É relativamente fácil mobilizar uma multidão para salvar as baleias; mais difícil é reunir alguns gatos pingados pela preservação de bichos pouco simpáticos, como a minhoca branca (Fimoscolex sporadochaetus), que pode já ter desaparecido; o verdadeiro desafio, entretanto, é arregimentar gente para conservar um idioma.
O Brasil é um dos países campeões em línguas ameaçadas de extinção. A crer nas estimativas de Tove Skutnabb-Kangas, com 219 idiomas, somos a oitava nação mais linguisticamente diversa do planeta, ficando atrás apenas de Papua-Nova Guiné (850), Indonésia (670), Nigéria (410), Índia (380), Camarões (270), Austrália (250) e México (240).
Não por acaso, as línguas faladas por pequenos grupos indígenas em áreas tropicais são as que correm maiores riscos, a exemplo do que se dá com espécies animais e vegetais. As pressões econômicas que derrubam florestas são as mesmas que rompem o isolamento cultural de índios e os levam a fixar-se em áreas urbanas, adotando idiomas majoritários como o português.

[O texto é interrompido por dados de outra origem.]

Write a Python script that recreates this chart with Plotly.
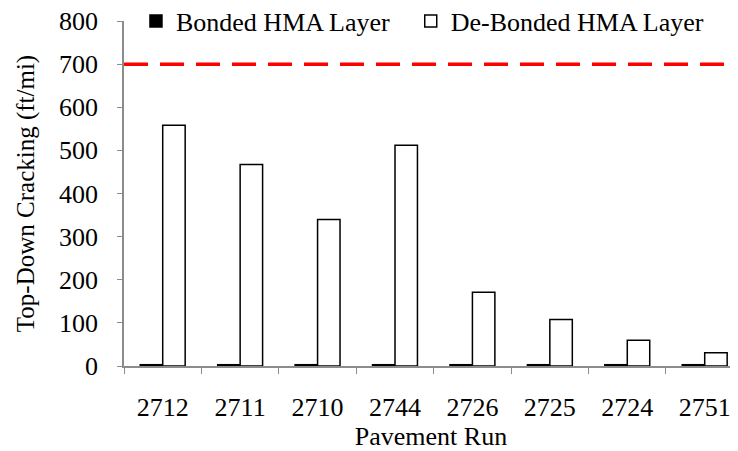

No plano global, acredita-se que existam em torno de 6.500 línguas. Elas podem ser classificadas em três grandes grupos em relação a suas perspectivas de sobrevivência. São chamadas de "moribundas" quando já não são aprendidas pelas crianças. Estima-se que de 20% a 50% estejam nessa situação. Diz-se que estão "ameaçadas" quando se encontram em vias de deixar de ser aprendidas por jovens. E são consideradas "seguras" quando não se enquadram em nenhuma das categorias anteriores. Só 10% dos idiomas são robustos o bastante para se encaixar na última definição; 90% não sobreviverão além de 2100.

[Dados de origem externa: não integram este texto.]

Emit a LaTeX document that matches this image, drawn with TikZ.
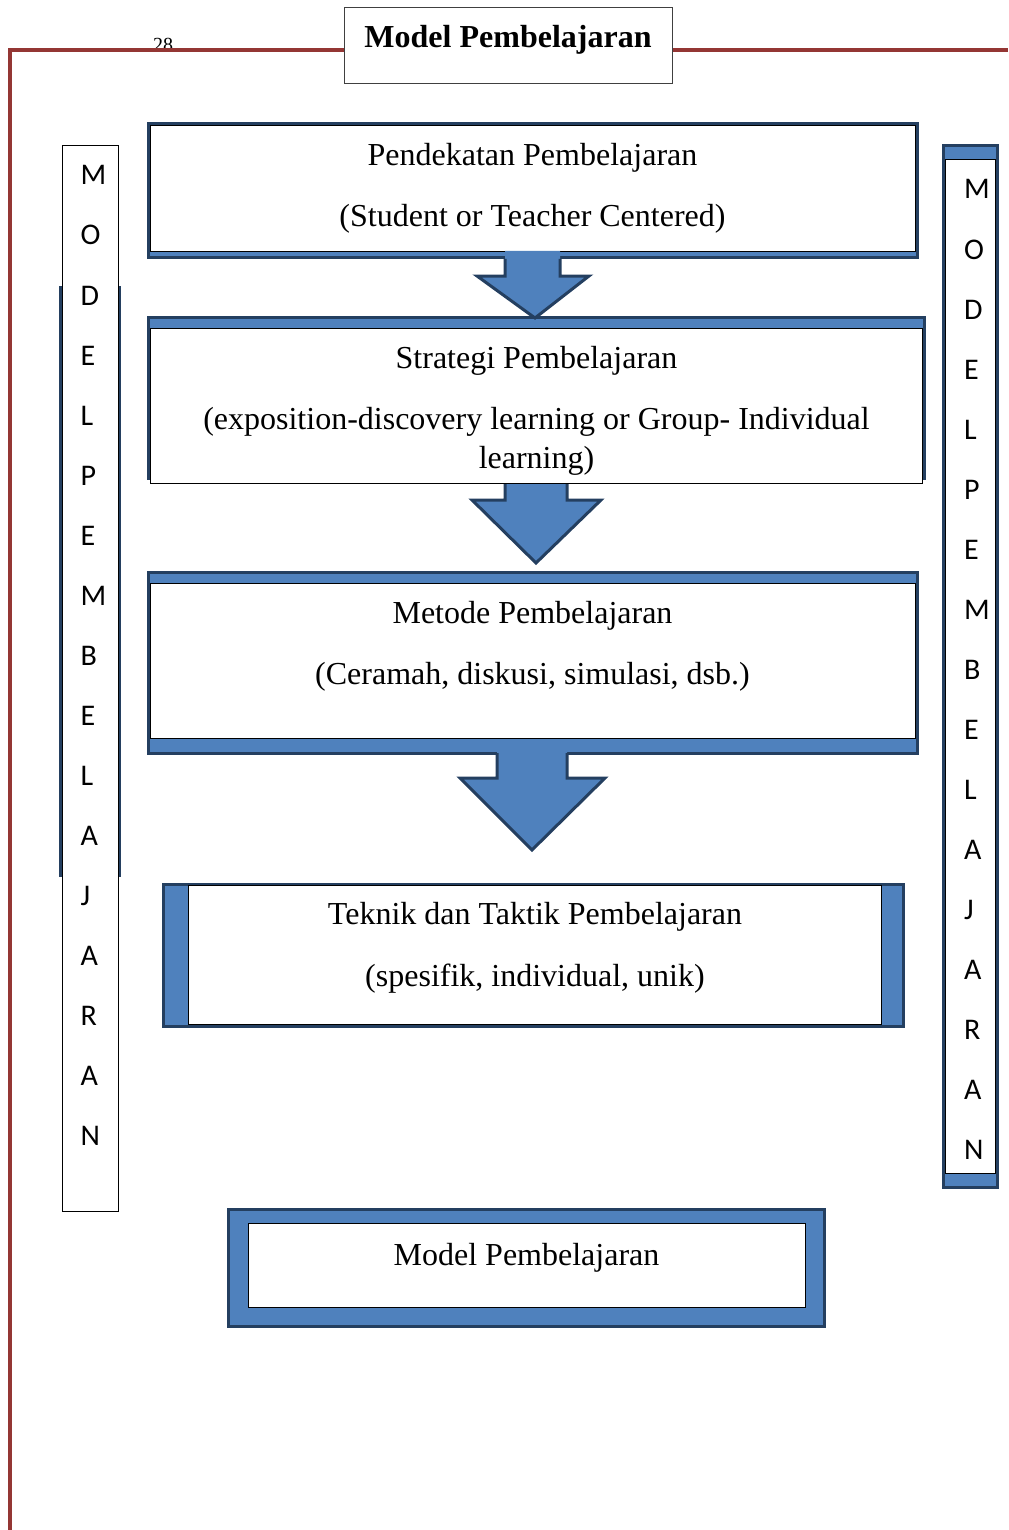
\documentclass[tikz,border=0pt]{standalone}
\usepackage{fontspec}
\setmainfont{Liberation Serif}
\newfontfamily\letterfont{Carlito}

\tikzset{every picture/.style={line width=0.75pt}}
\tikzset{
	blueband/.style={fill={rgb, 255:red, 79; green, 129; blue, 189 }, draw={rgb, 255:red, 36; green, 63; blue, 96 }, line width=2.25pt},
	bluefill/.style={fill={rgb, 255:red, 79; green, 129; blue, 189 }},
	navyline/.style={draw={rgb, 255:red, 36; green, 63; blue, 96 }, line width=2.25pt, line join=miter},
	whitebox/.style={fill=white, draw=black, line width=0.75pt},
	redline/.style={draw={rgb, 255:red, 148; green, 54; blue, 52 }, line width=3.4pt},
	boxtext/.style={anchor=base, inner sep=0.75pt, font=\fontsize{24}{28}\selectfont},
	letter/.style={anchor=base west, inner sep=0pt, font=\letterfont\fontsize{22.5}{26}\selectfont}}

\begin{document}
\begin{tikzpicture}[x=0.75pt,y=0.75pt,yscale=-1,xscale=1]
	\path [use as bounding box] (0,0) rectangle (1008,1530);
	
	% Text Node
	\draw (163,52) node [anchor=base][inner sep=0.75pt, font=\fontsize{15}{18}\selectfont] (pagenum) {28};
	%Straight Lines
	\draw [redline] (10,1530) -- (10,50) -- (1008,50) ;
	%Shape: Rectangle
	\draw [fill=white, draw={rgb, 255:red, 64; green, 64; blue, 64 }] (344,8) rectangle (672,84) ;
	% Text Node
	\draw (508,48) node [boxtext, font=\bfseries\fontsize{24}{28}\selectfont] (title) {Model Pembelajaran};
	
	%Shape: Rectangle
	\draw [blueband] (148,124) rectangle (917,258) ;
	\draw [whitebox] (150,126) rectangle (915,252) ;
	%Shape: Rectangle
	\draw [blueband] (148,317) rectangle (924,478) ;
	\draw [whitebox] (150,328) rectangle (922,483) ;
	%Shape: Rectangle
	\draw [blueband] (148,572) rectangle (917,753) ;
	\draw [whitebox] (150,583) rectangle (915,738) ;
	%Shape: Rectangle
	\draw [blueband] (163,884) rectangle (903,1026) ;
	\draw [whitebox] (188,885) rectangle (881,1024) ;
	%Shape: Rectangle
	\draw [blueband] (228,1209) rectangle (824,1326) ;
	\draw [whitebox] (248,1223) rectangle (805,1307) ;
	
	%Shape: Down Arrow
	\fill [bluefill] (505,251) -- (505,276) -- (477,276) -- (535,318) -- (589,276) -- (560,276) -- (560,251) -- cycle ;
	\draw [navyline] (505,259) -- (505,276) -- (477,276) -- (535,318) -- (589,276) -- (560,276) -- (560,259) ;
	%Shape: Down Arrow
	\fill [bluefill] (505,484) -- (505,500) -- (472,500) -- (536,563) -- (601,500) -- (567,500) -- (567,484) -- cycle ;
	\draw [navyline] (505,484) -- (505,500) -- (472,500) -- (536,563) -- (601,500) -- (567,500) -- (567,484) ;
	%Shape: Down Arrow
	\fill [bluefill] (497,746) -- (497,778) -- (460,778) -- (532,850) -- (605,778) -- (567,778) -- (567,746) -- cycle ;
	\draw [navyline] (497,753) -- (497,778) -- (460,778) -- (532,850) -- (605,778) -- (567,778) -- (567,753) ;
	
	% Text Node
	\draw (532.5,166) node [boxtext] (pend) {Pendekatan Pembelajaran};
	\draw (532.5,227) node [boxtext] (pendsub) {(Student or Teacher Centered)};
	% Text Node
	\draw (536.5,368) node [boxtext] (strat) {Strategi Pembelajaran};
	\draw (536.5,429) node [boxtext] (stratsub) {(exposition-discovery learning or Group- Individual};
	\draw (536.5,468) node [boxtext] (stratsubb) {learning)};
	% Text Node
	\draw (532.5,623) node [boxtext] (metode) {Metode Pembelajaran};
	\draw (532.5,684) node [boxtext] (metodesub) {(Ceramah, diskusi, simulasi, dsb.)};
	% Text Node
	\draw (535,924) node [boxtext] (teknik) {Teknik dan Taktik Pembelajaran};
	\draw (535,986) node [boxtext] (tekniksub) {(spesifik, individual, unik)};
	% Text Node
	\draw (526.5,1265) node [boxtext] (model) {Model Pembelajaran};
	
	%Straight Lines
	\draw [navyline] (60,286) -- (60,877) ;
	\draw [navyline] (119.5,286) -- (119.5,877) ;
	%Shape: Rectangle
	\draw [whitebox] (62,146) rectangle (118,1211) ;
	%Shape: Rectangle
	\draw [blueband] (943,146) rectangle (997,1187) ;
	\draw [whitebox] (945,160) rectangle (995,1173) ;
	
	% Text Node
	\foreach \ch [count=\i from 0] in {M,O,D,E,L,P,E,M,B,E,L,A,J,A,R,A,N} {
		\draw (80,185+60*\i) node [letter] (leftl\i) {\ch};
		\draw (963.5,199+60*\i) node [letter] (rightl\i) {\ch};
	}
	
\end{tikzpicture}
\end{document}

A iniciativa do IBGE de promover o recenseamento linguístico tem o mérito de mapear, para além de chutes e estimativas, os idiomas existentes no Brasil e o grau de ameaça que paira sobre cada um.

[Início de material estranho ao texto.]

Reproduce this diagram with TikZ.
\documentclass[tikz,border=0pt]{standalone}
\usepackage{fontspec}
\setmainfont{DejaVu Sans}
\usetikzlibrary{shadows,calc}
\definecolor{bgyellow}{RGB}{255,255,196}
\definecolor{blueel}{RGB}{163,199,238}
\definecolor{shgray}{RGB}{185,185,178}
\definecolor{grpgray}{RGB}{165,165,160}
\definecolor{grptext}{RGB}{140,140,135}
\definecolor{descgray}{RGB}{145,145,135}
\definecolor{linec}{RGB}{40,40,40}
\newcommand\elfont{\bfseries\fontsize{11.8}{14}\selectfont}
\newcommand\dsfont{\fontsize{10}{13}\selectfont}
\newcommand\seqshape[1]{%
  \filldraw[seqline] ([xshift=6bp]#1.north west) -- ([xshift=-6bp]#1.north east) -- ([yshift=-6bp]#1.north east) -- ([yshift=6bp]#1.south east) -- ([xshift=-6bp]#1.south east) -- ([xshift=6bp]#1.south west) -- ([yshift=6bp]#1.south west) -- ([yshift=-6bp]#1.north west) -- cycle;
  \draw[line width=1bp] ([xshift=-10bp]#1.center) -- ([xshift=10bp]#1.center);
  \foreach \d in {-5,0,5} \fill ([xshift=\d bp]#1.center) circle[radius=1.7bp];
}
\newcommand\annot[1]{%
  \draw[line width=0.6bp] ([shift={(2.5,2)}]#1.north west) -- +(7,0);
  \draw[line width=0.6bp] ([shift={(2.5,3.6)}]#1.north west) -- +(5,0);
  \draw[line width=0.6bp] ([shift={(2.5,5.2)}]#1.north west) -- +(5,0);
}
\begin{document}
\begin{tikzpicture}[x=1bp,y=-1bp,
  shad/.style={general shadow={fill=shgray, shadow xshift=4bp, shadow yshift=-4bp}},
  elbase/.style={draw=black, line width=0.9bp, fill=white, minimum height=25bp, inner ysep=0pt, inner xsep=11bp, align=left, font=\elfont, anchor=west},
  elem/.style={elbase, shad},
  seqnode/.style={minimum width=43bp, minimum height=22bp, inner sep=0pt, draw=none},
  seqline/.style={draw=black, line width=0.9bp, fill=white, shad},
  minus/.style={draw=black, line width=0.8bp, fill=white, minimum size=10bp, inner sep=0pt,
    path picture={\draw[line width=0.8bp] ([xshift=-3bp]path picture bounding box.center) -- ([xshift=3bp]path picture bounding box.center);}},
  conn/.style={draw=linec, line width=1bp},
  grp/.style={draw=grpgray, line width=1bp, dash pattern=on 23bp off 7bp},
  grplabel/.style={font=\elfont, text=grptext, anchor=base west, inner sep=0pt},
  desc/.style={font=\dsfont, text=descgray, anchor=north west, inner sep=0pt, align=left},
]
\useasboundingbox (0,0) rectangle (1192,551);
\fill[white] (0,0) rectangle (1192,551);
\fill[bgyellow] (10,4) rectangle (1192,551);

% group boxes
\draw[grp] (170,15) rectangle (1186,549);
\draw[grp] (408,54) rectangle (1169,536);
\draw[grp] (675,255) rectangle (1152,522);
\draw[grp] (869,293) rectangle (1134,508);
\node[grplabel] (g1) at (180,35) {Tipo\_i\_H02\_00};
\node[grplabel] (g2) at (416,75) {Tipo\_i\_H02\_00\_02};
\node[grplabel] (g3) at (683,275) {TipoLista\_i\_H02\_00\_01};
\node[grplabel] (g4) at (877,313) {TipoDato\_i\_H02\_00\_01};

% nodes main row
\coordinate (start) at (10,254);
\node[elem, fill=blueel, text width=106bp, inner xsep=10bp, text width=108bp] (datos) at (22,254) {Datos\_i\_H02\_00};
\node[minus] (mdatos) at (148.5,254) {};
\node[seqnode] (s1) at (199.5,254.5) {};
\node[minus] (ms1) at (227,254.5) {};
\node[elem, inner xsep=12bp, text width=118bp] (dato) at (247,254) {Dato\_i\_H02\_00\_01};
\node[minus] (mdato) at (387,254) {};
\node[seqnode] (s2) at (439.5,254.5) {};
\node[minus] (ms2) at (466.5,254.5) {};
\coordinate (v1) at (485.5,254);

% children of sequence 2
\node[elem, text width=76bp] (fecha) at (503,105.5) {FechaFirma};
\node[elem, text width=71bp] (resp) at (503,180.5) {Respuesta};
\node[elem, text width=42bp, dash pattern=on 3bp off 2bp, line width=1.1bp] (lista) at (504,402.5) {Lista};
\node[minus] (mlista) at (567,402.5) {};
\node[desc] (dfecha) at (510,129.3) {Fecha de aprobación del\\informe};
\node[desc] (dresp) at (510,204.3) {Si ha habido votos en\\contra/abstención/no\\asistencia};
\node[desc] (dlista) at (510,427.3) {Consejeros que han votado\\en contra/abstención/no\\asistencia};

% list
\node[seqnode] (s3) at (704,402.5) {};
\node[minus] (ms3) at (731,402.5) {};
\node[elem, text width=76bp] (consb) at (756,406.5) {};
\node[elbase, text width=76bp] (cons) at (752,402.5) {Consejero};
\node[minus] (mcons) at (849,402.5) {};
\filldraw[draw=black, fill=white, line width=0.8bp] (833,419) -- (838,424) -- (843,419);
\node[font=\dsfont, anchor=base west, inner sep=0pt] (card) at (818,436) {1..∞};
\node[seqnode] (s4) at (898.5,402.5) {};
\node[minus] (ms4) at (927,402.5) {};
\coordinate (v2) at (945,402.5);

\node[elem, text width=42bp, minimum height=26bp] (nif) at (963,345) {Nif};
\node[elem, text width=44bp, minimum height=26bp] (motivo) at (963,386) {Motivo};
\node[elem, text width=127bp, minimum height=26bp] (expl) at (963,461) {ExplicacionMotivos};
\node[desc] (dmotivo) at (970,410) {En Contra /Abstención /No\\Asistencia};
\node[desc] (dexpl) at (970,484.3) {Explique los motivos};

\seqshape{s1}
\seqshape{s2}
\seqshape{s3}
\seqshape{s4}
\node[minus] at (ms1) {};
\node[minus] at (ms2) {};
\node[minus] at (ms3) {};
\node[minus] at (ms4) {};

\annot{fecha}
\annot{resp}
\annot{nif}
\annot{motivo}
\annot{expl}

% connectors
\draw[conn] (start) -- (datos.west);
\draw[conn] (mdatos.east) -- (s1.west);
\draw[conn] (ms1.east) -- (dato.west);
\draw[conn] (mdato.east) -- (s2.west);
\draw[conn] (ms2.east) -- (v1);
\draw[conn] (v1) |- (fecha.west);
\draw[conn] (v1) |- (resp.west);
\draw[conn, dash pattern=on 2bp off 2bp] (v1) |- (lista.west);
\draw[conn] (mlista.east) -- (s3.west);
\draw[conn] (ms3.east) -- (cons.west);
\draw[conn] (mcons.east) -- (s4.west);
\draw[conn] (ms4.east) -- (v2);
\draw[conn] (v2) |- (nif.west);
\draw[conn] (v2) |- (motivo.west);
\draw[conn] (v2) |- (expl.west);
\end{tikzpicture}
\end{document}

A questão é se vale a pena tentar salvar idiomas ou se o processo de concentração linguística é inexorável. Na última hipótese, só o que nos restaria fazer é colecionar o maior número possível de registros dessas línguas, para que elas não se percam inteiramente. Cada idioma, afinal, ao revelar como um grupo de indivíduos pensa e hierarquiza o mundo, é uma janela para a natureza humana.